*EXERCISE AIM*. Keep pictures out. Copy exactly the lines from the one containing "What React, TypeScript" to the one containing "YAxis, Cell, LabelList", endpoints included.

*DATA FOR THIS EXERCISE*.
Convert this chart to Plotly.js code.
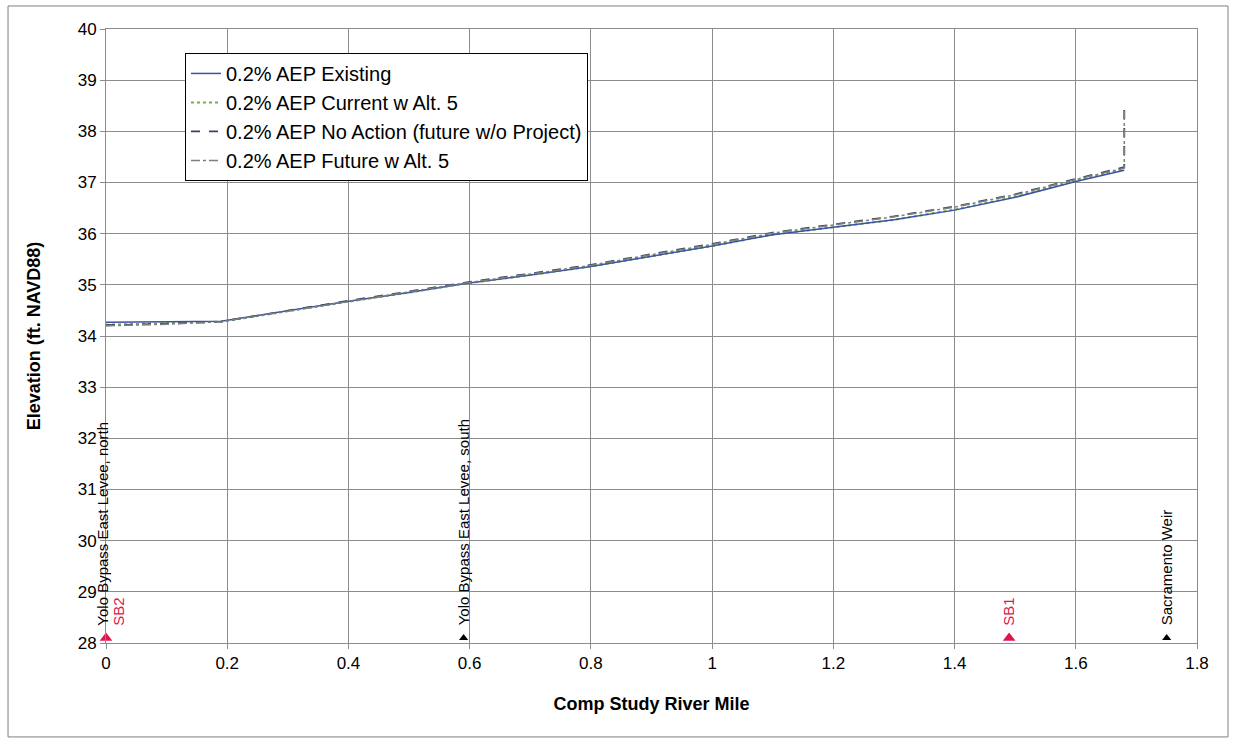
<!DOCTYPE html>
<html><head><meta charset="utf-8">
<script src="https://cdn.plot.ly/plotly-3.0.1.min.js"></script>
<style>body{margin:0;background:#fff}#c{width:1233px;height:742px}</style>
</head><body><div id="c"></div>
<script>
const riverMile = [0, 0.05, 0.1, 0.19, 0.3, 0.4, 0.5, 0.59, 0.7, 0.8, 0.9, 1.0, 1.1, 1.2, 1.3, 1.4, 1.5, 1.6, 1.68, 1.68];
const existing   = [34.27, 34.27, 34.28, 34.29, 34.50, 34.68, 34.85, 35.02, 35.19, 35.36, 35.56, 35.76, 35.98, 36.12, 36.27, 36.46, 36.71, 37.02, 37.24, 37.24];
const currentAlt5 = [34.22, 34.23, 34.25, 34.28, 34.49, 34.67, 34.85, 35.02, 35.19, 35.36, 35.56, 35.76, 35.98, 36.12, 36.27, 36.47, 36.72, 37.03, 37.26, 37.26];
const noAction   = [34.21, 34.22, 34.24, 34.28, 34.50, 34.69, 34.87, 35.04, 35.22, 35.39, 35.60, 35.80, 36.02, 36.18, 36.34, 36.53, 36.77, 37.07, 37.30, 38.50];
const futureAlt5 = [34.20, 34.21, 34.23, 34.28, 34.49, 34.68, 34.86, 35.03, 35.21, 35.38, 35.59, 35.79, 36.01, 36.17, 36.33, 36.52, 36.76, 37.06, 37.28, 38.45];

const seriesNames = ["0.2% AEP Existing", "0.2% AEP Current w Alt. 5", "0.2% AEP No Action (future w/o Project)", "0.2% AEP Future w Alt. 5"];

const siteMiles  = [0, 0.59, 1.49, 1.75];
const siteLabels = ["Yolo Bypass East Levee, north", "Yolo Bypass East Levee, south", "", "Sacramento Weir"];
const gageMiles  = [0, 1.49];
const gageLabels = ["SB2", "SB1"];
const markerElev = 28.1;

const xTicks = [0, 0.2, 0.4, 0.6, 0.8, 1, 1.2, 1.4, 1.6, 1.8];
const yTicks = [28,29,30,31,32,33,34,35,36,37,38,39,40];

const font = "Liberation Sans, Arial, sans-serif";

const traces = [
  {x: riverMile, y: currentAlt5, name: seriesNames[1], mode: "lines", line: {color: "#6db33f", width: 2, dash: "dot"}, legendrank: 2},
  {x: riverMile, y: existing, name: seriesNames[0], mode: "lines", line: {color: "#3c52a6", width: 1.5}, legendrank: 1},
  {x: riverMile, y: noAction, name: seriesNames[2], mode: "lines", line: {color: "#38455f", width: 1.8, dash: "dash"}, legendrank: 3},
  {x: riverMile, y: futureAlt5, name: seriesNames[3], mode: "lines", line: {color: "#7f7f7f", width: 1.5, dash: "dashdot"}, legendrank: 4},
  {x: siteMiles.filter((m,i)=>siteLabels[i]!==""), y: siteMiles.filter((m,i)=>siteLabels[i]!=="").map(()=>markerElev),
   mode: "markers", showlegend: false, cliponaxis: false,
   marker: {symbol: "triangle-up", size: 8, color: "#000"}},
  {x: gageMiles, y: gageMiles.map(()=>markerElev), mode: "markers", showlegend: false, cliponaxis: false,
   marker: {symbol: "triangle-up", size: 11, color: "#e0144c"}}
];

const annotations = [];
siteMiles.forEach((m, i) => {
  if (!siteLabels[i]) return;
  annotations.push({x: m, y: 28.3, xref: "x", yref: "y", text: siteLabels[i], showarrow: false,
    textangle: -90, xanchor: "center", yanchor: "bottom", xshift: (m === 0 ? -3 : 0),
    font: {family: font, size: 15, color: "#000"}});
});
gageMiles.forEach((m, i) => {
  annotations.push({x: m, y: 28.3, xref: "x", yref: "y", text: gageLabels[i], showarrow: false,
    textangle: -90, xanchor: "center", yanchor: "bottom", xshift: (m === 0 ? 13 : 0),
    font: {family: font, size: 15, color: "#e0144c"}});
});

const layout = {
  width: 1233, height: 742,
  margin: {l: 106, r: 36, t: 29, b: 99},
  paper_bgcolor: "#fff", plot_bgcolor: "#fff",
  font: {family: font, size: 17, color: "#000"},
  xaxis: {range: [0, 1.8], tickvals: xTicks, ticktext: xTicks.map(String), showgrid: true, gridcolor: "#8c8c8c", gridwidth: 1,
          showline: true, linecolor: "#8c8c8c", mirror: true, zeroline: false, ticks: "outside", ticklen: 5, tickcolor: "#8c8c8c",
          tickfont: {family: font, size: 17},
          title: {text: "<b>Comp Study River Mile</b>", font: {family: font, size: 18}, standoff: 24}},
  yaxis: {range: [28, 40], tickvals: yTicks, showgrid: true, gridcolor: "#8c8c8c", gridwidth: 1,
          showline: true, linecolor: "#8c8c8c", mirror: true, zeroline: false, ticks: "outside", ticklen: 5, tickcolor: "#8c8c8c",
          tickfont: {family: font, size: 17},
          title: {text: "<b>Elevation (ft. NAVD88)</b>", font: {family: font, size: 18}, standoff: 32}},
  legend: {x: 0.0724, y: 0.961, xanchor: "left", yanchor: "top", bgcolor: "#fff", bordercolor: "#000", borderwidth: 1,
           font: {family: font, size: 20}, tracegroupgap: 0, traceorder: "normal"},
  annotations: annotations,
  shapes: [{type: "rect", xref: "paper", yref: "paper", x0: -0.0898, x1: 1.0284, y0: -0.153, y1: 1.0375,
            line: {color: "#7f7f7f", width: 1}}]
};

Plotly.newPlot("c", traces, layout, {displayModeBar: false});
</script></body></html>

--

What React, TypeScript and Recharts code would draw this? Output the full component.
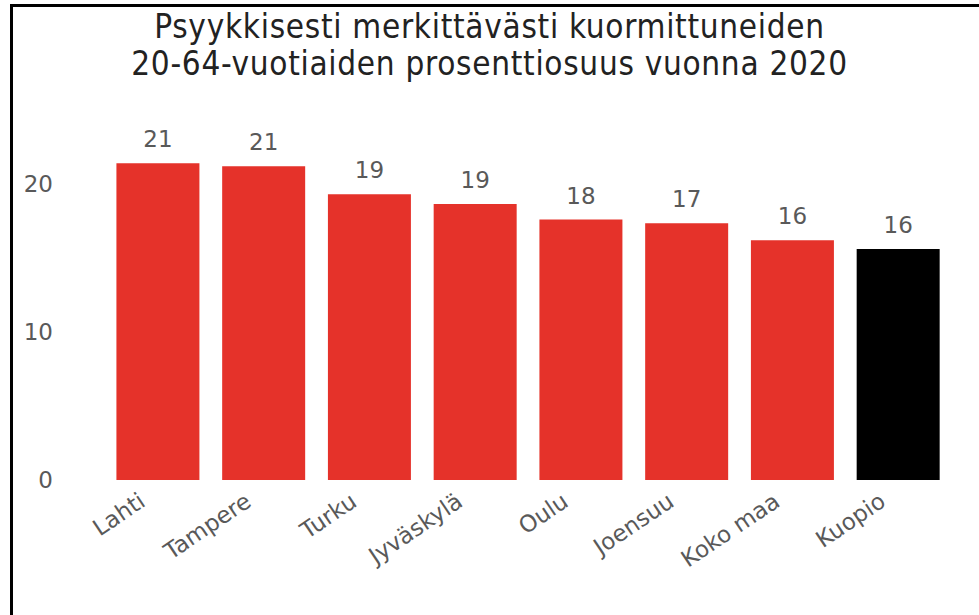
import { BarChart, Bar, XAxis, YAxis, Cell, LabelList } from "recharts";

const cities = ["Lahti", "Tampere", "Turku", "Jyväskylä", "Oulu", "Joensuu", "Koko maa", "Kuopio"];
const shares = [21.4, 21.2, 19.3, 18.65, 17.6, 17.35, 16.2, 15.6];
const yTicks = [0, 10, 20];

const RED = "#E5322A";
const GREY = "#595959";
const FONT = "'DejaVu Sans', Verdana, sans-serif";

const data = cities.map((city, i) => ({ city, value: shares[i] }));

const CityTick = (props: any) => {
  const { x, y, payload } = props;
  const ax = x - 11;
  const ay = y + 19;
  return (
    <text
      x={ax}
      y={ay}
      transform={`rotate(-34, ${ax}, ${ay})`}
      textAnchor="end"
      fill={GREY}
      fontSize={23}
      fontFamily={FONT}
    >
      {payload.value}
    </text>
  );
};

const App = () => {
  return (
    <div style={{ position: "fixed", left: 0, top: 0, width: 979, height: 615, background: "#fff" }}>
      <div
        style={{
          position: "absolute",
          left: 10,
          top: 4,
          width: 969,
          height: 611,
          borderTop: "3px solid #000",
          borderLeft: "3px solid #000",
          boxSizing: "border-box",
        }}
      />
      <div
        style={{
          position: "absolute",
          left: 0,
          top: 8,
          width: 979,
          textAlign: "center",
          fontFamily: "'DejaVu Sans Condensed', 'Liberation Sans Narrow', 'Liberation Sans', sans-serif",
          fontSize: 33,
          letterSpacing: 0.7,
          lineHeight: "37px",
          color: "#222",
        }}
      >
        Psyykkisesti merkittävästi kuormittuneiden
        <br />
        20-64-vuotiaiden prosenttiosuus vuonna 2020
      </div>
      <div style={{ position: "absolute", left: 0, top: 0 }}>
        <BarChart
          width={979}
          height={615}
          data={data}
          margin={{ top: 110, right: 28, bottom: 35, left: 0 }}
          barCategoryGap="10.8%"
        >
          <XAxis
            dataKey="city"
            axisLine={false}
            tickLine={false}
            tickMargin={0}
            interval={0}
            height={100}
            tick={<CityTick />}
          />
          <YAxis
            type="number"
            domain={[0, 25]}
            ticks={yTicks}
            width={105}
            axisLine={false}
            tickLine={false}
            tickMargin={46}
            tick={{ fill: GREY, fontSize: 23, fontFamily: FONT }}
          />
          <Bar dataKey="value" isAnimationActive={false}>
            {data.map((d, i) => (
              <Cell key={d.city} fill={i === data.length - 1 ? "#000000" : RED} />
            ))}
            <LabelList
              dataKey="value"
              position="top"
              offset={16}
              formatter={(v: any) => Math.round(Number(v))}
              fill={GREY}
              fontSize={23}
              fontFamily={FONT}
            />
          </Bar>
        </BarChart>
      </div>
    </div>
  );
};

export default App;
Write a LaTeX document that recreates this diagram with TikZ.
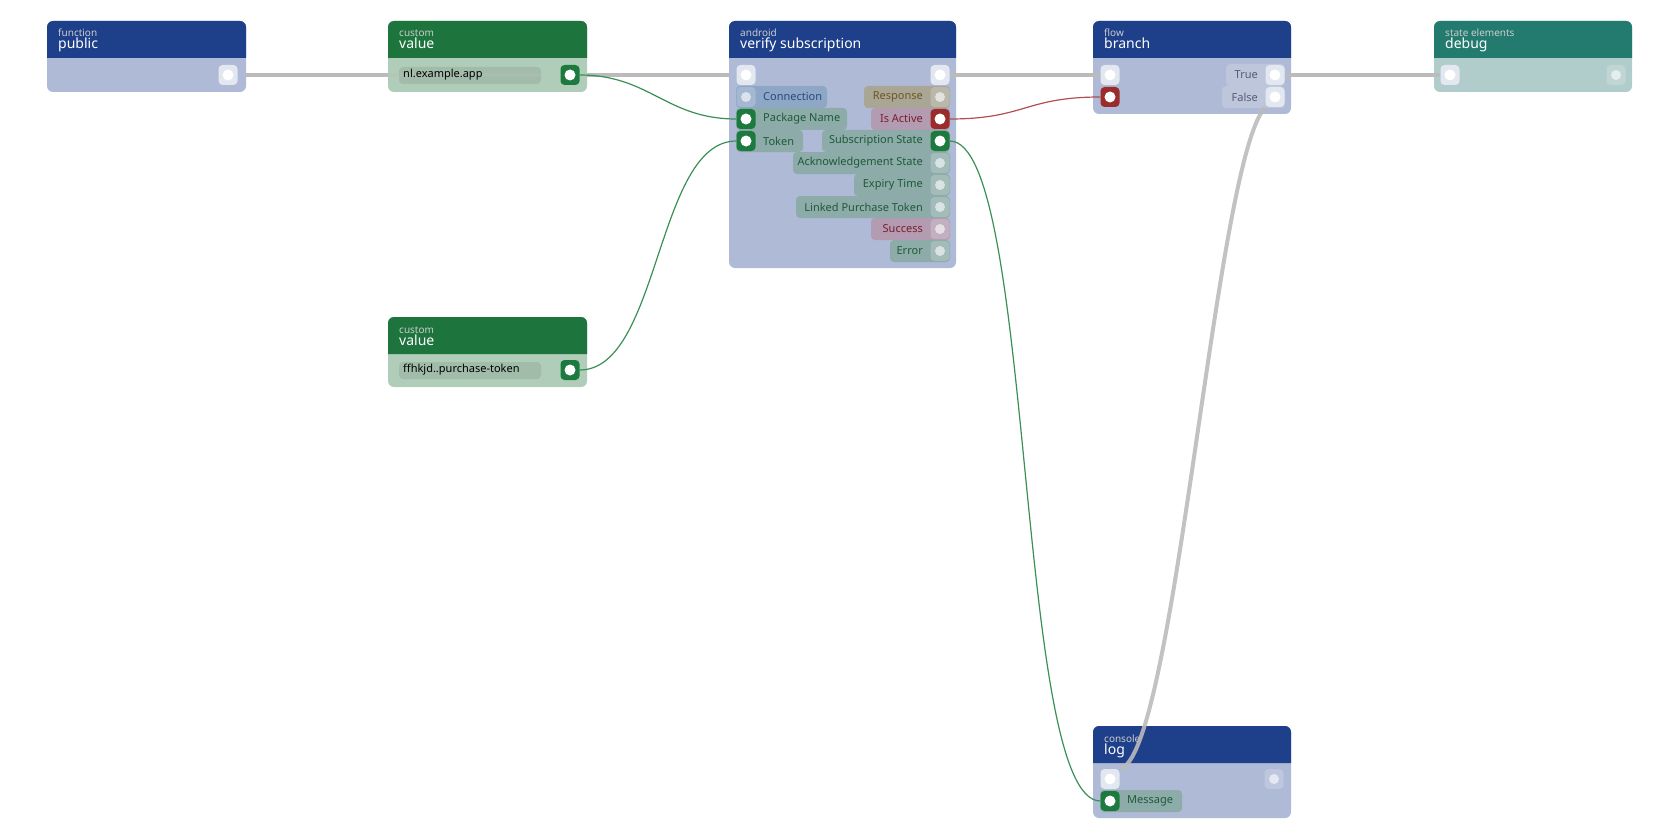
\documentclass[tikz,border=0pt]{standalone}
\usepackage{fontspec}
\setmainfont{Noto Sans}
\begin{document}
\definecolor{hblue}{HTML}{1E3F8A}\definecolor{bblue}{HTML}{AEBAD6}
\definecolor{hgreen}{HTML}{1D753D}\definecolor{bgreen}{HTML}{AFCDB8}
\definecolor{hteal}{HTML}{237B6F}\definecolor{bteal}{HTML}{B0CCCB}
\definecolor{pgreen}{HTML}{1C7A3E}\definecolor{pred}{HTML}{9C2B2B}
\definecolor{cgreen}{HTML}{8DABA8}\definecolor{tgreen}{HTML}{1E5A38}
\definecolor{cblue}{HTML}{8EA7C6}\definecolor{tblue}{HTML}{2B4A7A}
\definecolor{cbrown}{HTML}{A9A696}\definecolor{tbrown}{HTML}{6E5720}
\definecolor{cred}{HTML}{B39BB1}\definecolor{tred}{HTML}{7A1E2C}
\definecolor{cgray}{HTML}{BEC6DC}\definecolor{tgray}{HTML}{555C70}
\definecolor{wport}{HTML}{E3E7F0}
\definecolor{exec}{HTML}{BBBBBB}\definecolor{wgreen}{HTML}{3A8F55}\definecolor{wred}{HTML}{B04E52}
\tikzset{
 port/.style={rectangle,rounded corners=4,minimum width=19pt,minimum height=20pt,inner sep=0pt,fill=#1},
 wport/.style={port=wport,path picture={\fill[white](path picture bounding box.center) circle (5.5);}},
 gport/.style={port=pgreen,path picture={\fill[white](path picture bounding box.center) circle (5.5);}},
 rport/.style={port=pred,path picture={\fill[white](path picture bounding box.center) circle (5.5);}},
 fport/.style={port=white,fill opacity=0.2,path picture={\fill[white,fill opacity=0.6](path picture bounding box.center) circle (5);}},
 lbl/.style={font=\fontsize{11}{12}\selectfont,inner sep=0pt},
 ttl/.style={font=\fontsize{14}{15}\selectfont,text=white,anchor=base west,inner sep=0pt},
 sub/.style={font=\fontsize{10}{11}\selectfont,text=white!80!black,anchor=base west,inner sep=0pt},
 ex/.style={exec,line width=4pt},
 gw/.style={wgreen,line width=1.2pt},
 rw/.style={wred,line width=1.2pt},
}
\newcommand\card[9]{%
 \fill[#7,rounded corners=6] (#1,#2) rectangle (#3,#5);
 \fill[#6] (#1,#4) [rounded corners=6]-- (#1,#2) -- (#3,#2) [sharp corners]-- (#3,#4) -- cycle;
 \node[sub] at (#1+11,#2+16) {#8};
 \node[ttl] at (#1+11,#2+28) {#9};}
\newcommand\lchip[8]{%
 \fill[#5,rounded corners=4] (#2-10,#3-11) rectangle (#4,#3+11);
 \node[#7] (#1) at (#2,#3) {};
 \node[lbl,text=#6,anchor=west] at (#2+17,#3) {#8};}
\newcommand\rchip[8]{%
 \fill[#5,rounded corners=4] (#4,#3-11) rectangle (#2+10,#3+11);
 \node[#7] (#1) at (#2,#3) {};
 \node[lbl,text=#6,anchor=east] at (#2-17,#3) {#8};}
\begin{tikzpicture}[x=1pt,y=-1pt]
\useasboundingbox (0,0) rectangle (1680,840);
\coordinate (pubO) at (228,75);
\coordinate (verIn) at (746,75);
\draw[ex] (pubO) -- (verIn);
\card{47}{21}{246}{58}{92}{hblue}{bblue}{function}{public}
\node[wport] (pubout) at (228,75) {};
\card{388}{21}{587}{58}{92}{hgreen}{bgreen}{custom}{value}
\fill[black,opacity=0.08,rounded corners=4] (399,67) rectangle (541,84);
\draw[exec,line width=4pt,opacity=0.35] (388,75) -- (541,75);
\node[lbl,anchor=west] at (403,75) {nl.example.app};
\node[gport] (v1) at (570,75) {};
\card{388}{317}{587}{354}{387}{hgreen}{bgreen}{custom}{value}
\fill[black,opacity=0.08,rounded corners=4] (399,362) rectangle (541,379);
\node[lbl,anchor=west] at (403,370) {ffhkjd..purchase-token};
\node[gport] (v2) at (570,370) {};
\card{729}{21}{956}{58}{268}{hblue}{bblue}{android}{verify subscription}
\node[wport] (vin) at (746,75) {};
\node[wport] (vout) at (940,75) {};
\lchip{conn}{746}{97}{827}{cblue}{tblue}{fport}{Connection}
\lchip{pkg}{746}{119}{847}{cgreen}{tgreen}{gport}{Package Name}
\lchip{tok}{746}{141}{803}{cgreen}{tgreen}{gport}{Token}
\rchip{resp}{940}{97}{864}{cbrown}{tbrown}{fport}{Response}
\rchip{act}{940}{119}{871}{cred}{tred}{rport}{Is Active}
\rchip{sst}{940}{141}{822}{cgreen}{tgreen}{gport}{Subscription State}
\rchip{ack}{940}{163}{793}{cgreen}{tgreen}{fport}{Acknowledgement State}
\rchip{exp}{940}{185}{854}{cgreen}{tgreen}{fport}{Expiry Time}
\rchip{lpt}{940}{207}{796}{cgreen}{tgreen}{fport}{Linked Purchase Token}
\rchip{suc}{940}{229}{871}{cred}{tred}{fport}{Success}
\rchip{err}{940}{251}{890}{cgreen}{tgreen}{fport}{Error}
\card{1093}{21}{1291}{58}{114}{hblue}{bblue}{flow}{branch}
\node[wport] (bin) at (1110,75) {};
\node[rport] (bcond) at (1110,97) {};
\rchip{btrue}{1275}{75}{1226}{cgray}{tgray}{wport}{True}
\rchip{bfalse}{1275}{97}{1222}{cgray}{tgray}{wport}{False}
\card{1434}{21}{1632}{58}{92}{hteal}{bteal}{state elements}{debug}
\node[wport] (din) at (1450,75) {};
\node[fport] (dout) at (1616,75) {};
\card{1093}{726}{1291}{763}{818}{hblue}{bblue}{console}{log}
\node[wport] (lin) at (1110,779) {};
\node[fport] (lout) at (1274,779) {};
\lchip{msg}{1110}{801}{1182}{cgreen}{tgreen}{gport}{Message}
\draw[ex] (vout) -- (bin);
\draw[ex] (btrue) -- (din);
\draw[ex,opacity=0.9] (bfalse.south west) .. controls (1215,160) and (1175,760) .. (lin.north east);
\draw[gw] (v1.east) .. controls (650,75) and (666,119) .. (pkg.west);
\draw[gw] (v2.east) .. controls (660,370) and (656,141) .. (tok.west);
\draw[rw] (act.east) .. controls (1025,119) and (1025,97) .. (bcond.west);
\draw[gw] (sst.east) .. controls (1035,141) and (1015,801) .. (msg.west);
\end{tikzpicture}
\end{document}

*TASK ANSWER*.
What React, TypeScript and Recharts code would draw this? Output the full component.
import { BarChart, Bar, XAxis, YAxis, Cell, LabelList } from "recharts";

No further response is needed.